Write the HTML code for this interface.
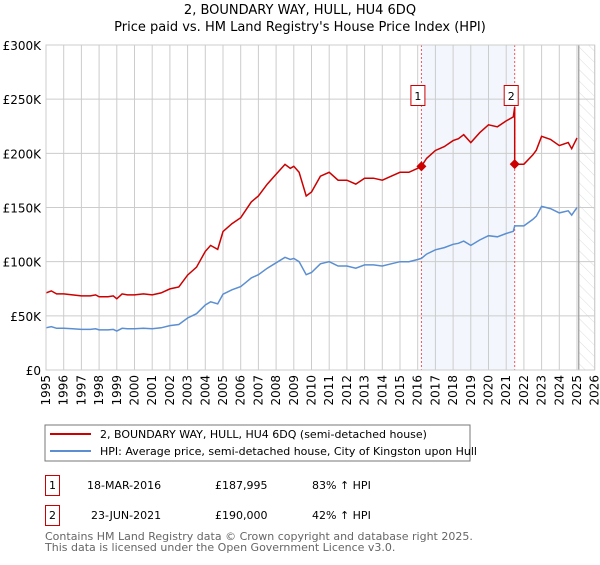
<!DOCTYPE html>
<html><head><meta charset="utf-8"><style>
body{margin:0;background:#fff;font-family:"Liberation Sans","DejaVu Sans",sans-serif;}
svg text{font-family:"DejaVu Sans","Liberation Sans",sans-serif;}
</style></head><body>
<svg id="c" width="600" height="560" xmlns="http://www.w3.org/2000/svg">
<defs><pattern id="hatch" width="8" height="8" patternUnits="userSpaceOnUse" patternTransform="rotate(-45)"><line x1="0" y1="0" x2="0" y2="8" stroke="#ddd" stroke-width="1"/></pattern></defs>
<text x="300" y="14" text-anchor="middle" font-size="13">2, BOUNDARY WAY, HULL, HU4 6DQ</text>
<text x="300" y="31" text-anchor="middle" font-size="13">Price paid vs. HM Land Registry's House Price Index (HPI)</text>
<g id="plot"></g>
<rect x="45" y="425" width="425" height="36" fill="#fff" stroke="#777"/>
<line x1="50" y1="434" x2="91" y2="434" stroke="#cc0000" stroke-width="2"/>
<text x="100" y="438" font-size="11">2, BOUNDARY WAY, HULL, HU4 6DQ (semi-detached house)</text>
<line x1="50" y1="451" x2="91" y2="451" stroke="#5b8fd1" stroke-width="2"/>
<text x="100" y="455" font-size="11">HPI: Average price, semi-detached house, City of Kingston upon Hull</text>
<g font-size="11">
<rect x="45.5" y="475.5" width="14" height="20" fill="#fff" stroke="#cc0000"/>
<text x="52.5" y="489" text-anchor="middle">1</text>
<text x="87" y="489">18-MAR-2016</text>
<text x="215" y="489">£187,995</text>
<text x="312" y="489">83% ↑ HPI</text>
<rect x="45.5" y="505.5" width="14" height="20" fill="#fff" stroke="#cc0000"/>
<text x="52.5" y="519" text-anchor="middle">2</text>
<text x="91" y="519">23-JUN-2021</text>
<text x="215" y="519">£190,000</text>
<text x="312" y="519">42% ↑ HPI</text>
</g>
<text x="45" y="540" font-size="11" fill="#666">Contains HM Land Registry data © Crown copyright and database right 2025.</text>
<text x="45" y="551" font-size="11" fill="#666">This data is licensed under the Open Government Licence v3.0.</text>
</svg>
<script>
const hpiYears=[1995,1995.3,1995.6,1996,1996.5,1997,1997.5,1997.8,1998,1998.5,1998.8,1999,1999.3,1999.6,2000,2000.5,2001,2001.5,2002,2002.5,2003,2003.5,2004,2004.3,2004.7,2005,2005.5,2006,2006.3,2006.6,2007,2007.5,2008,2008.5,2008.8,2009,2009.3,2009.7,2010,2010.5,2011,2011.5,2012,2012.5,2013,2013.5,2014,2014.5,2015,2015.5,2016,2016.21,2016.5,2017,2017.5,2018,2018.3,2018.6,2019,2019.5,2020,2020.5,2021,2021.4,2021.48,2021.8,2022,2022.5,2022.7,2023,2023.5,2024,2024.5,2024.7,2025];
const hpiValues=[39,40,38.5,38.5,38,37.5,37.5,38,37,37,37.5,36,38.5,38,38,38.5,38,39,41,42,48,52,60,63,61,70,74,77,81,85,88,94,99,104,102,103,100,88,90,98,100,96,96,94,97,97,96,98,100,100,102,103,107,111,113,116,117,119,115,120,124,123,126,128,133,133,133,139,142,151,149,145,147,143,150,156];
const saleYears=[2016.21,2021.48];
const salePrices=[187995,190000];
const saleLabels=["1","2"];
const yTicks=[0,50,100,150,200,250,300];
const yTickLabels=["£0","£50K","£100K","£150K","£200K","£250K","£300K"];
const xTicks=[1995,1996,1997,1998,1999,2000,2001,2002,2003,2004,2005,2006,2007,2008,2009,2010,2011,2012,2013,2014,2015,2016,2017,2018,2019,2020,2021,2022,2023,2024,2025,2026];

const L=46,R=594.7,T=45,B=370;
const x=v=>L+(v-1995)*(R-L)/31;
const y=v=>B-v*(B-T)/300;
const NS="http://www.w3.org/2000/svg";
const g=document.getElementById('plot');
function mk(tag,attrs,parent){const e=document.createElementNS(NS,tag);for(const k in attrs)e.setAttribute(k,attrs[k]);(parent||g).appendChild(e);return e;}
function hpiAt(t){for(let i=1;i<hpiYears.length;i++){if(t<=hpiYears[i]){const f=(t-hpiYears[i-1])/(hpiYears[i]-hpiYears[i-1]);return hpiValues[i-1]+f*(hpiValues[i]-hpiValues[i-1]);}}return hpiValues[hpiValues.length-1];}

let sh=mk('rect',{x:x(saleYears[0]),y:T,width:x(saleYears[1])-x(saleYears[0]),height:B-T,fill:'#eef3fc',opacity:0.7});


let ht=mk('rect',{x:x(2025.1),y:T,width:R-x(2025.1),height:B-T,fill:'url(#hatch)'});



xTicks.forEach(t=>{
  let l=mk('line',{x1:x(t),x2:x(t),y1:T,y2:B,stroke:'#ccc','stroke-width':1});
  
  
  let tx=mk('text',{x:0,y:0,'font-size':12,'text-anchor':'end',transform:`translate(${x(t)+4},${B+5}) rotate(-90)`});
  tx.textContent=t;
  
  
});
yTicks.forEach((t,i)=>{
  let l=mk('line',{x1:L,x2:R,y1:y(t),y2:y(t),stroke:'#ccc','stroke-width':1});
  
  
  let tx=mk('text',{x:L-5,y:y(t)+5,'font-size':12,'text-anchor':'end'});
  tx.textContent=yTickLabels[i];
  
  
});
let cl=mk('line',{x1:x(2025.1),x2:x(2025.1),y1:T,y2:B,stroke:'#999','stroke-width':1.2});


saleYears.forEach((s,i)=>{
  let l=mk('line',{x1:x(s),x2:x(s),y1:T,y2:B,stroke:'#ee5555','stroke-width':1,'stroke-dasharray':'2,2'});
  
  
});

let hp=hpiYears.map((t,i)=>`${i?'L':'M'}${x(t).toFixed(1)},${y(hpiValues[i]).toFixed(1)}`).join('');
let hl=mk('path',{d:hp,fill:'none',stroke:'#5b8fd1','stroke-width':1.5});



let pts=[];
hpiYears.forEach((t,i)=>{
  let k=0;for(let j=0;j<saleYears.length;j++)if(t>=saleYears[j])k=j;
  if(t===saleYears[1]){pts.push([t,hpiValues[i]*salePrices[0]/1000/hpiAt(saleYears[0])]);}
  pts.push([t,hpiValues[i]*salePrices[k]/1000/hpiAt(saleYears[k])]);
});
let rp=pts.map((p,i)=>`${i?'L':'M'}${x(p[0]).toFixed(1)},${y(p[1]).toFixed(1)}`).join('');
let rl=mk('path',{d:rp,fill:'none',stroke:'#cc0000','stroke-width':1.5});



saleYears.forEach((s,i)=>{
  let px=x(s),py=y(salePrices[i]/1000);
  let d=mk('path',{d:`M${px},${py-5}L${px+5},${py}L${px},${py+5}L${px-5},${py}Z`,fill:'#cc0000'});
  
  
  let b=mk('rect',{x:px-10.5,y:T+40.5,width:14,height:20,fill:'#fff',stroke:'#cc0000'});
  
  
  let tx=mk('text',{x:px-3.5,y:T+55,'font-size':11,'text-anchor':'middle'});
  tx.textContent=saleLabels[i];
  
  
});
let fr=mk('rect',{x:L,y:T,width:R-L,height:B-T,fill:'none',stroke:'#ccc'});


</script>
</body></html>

..........

__Stated goal__
Copy the listing word for word, excluding its pictures.

__Final result__
Write the HTML code for this interface.
<!DOCTYPE html>
<html><head><meta charset="utf-8"><style>
body{margin:0;background:#fff;font-family:"Liberation Sans","DejaVu Sans",sans-serif;}
svg text{font-family:"DejaVu Sans","Liberation Sans",sans-serif;}
</style></head><body>
<svg id="c" width="600" height="560" xmlns="http://www.w3.org/2000/svg">
<defs><pattern id="hatch" width="8" height="8" patternUnits="userSpaceOnUse" patternTransform="rotate(-45)"><line x1="0" y1="0" x2="0" y2="8" stroke="#ddd" stroke-width="1"/></pattern></defs>
<text x="300" y="14" text-anchor="middle" font-size="13">2, BOUNDARY WAY, HULL, HU4 6DQ</text>
<text x="300" y="31" text-anchor="middle" font-size="13">Price paid vs. HM Land Registry's House Price Index (HPI)</text>
<g id="plot"></g>
<rect x="45" y="425" width="425" height="36" fill="#fff" stroke="#777"/>
<line x1="50" y1="434" x2="91" y2="434" stroke="#cc0000" stroke-width="2"/>
<text x="100" y="438" font-size="11">2, BOUNDARY WAY, HULL, HU4 6DQ (semi-detached house)</text>
<line x1="50" y1="451" x2="91" y2="451" stroke="#5b8fd1" stroke-width="2"/>
<text x="100" y="455" font-size="11">HPI: Average price, semi-detached house, City of Kingston upon Hull</text>
<g font-size="11">
<rect x="45.5" y="475.5" width="14" height="20" fill="#fff" stroke="#cc0000"/>
<text x="52.5" y="489" text-anchor="middle">1</text>
<text x="87" y="489">18-MAR-2016</text>
<text x="215" y="489">£187,995</text>
<text x="312" y="489">83% ↑ HPI</text>
<rect x="45.5" y="505.5" width="14" height="20" fill="#fff" stroke="#cc0000"/>
<text x="52.5" y="519" text-anchor="middle">2</text>
<text x="91" y="519">23-JUN-2021</text>
<text x="215" y="519">£190,000</text>
<text x="312" y="519">42% ↑ HPI</text>
</g>
<text x="45" y="540" font-size="11" fill="#666">Contains HM Land Registry data © Crown copyright and database right 2025.</text>
<text x="45" y="551" font-size="11" fill="#666">This data is licensed under the Open Government Licence v3.0.</text>
</svg>
<script>
const hpiYears=[1995,1995.3,1995.6,1996,1996.5,1997,1997.5,1997.8,1998,1998.5,1998.8,1999,1999.3,1999.6,2000,2000.5,2001,2001.5,2002,2002.5,2003,2003.5,2004,2004.3,2004.7,2005,2005.5,2006,2006.3,2006.6,2007,2007.5,2008,2008.5,2008.8,2009,2009.3,2009.7,2010,2010.5,2011,2011.5,2012,2012.5,2013,2013.5,2014,2014.5,2015,2015.5,2016,2016.21,2016.5,2017,2017.5,2018,2018.3,2018.6,2019,2019.5,2020,2020.5,2021,2021.4,2021.48,2021.8,2022,2022.5,2022.7,2023,2023.5,2024,2024.5,2024.7,2025];
const hpiValues=[39,40,38.5,38.5,38,37.5,37.5,38,37,37,37.5,36,38.5,38,38,38.5,38,39,41,42,48,52,60,63,61,70,74,77,81,85,88,94,99,104,102,103,100,88,90,98,100,96,96,94,97,97,96,98,100,100,102,103,107,111,113,116,117,119,115,120,124,123,126,128,133,133,133,139,142,151,149,145,147,143,150,156];
const saleYears=[2016.21,2021.48];
const salePrices=[187995,190000];
const saleLabels=["1","2"];
const yTicks=[0,50,100,150,200,250,300];
const yTickLabels=["£0","£50K","£100K","£150K","£200K","£250K","£300K"];
const xTicks=[1995,1996,1997,1998,1999,2000,2001,2002,2003,2004,2005,2006,2007,2008,2009,2010,2011,2012,2013,2014,2015,2016,2017,2018,2019,2020,2021,2022,2023,2024,2025,2026];

const L=46,R=594.7,T=45,B=370;
const x=v=>L+(v-1995)*(R-L)/31;
const y=v=>B-v*(B-T)/300;
const NS="http://www.w3.org/2000/svg";
const g=document.getElementById('plot');
function mk(tag,attrs,parent){const e=document.createElementNS(NS,tag);for(const k in attrs)e.setAttribute(k,attrs[k]);(parent||g).appendChild(e);return e;}
function hpiAt(t){for(let i=1;i<hpiYears.length;i++){if(t<=hpiYears[i]){const f=(t-hpiYears[i-1])/(hpiYears[i]-hpiYears[i-1]);return hpiValues[i-1]+f*(hpiValues[i]-hpiValues[i-1]);}}return hpiValues[hpiValues.length-1];}

let sh=mk('rect',{x:x(saleYears[0]),y:T,width:x(saleYears[1])-x(saleYears[0]),height:B-T,fill:'#eef3fc',opacity:0.7});


let ht=mk('rect',{x:x(2025.1),y:T,width:R-x(2025.1),height:B-T,fill:'url(#hatch)'});



xTicks.forEach(t=>{
  let l=mk('line',{x1:x(t),x2:x(t),y1:T,y2:B,stroke:'#ccc','stroke-width':1});
  
  
  let tx=mk('text',{x:0,y:0,'font-size':12,'text-anchor':'end',transform:`translate(${x(t)+4},${B+5}) rotate(-90)`});
  tx.textContent=t;
  
  
});
yTicks.forEach((t,i)=>{
  let l=mk('line',{x1:L,x2:R,y1:y(t),y2:y(t),stroke:'#ccc','stroke-width':1});
  
  
  let tx=mk('text',{x:L-5,y:y(t)+5,'font-size':12,'text-anchor':'end'});
  tx.textContent=yTickLabels[i];
  
  
});
let cl=mk('line',{x1:x(2025.1),x2:x(2025.1),y1:T,y2:B,stroke:'#999','stroke-width':1.2});


saleYears.forEach((s,i)=>{
  let l=mk('line',{x1:x(s),x2:x(s),y1:T,y2:B,stroke:'#ee5555','stroke-width':1,'stroke-dasharray':'2,2'});
  
  
});

let hp=hpiYears.map((t,i)=>`${i?'L':'M'}${x(t).toFixed(1)},${y(hpiValues[i]).toFixed(1)}`).join('');
let hl=mk('path',{d:hp,fill:'none',stroke:'#5b8fd1','stroke-width':1.5});



let pts=[];
hpiYears.forEach((t,i)=>{
  let k=0;for(let j=0;j<saleYears.length;j++)if(t>=saleYears[j])k=j;
  if(t===saleYears[1]){pts.push([t,hpiValues[i]*salePrices[0]/1000/hpiAt(saleYears[0])]);}
  pts.push([t,hpiValues[i]*salePrices[k]/1000/hpiAt(saleYears[k])]);
});
let rp=pts.map((p,i)=>`${i?'L':'M'}${x(p[0]).toFixed(1)},${y(p[1]).toFixed(1)}`).join('');
let rl=mk('path',{d:rp,fill:'none',stroke:'#cc0000','stroke-width':1.5});



saleYears.forEach((s,i)=>{
  let px=x(s),py=y(salePrices[i]/1000);
  let d=mk('path',{d:`M${px},${py-5}L${px+5},${py}L${px},${py+5}L${px-5},${py}Z`,fill:'#cc0000'});
  
  
  let b=mk('rect',{x:px-10.5,y:T+40.5,width:14,height:20,fill:'#fff',stroke:'#cc0000'});
  
  
  let tx=mk('text',{x:px-3.5,y:T+55,'font-size':11,'text-anchor':'middle'});
  tx.textContent=saleLabels[i];
  
  
});
let fr=mk('rect',{x:L,y:T,width:R-L,height:B-T,fill:'none',stroke:'#ccc'});


</script>
</body></html>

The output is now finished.